Watching shear thinning in creep: Entanglement-disentanglement transition

Abstract

We have carried out various rheometric experiments to probe the nonlinear rheological behavior of two well-entangled 1,4-polybutadiene solutions using both stress-controlled and rate-controlled startup shear. At a polymer concentration of 2% neither wall slip nor shear banding occurs, and there is no visible edge failure. At a moderate level of shear stress, the shear rate can take an induction time tind longer than the reptation time to rise toward an eventual steady-state value. The time tind for the entanglement-distanglement transition (EDT) shortens exponentially with increasing stress. The state of entanglement also changes in response to a sinusoidal stress σ0sinωt when its amplitude σ0 is beyond a threshold to produce a sufficiently high strain amplitude γ0 (>1).

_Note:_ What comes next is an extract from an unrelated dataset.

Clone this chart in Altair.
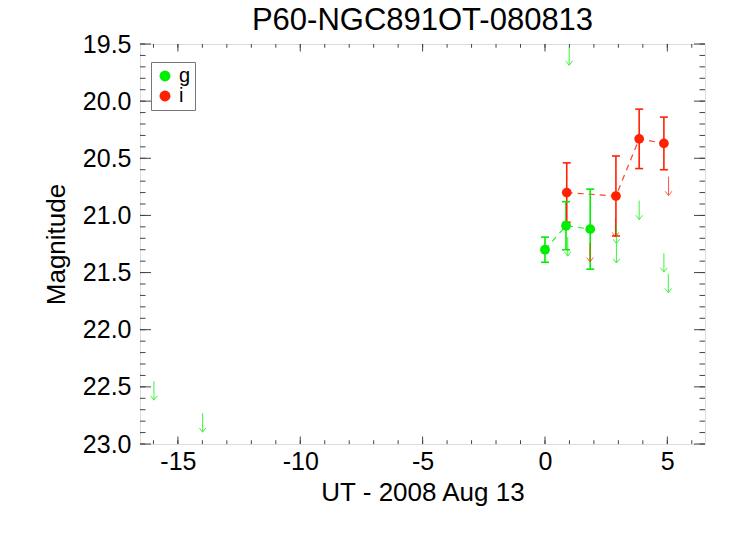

Moreover, the evolution of the state of chain entanglement during and after constant-stress creep has been studied using two different protocols. The first switches from creep to rate-controlled startup shear to determine the stress overshoot characteristic. In the second protocol, after creep to different stages, the sample is evaluated for its ability to undergo elastic recovery. We found that the overshoot response to the rate switching weakens and the ability to undergo elastic recoil deteriorates as the EDT progresses. These changes are clearly inherent because edge instability could not produce such effects. Thus, it is confirmed that an entanglement-disentanglement transition is a leading characteristic rheological response of these solutions.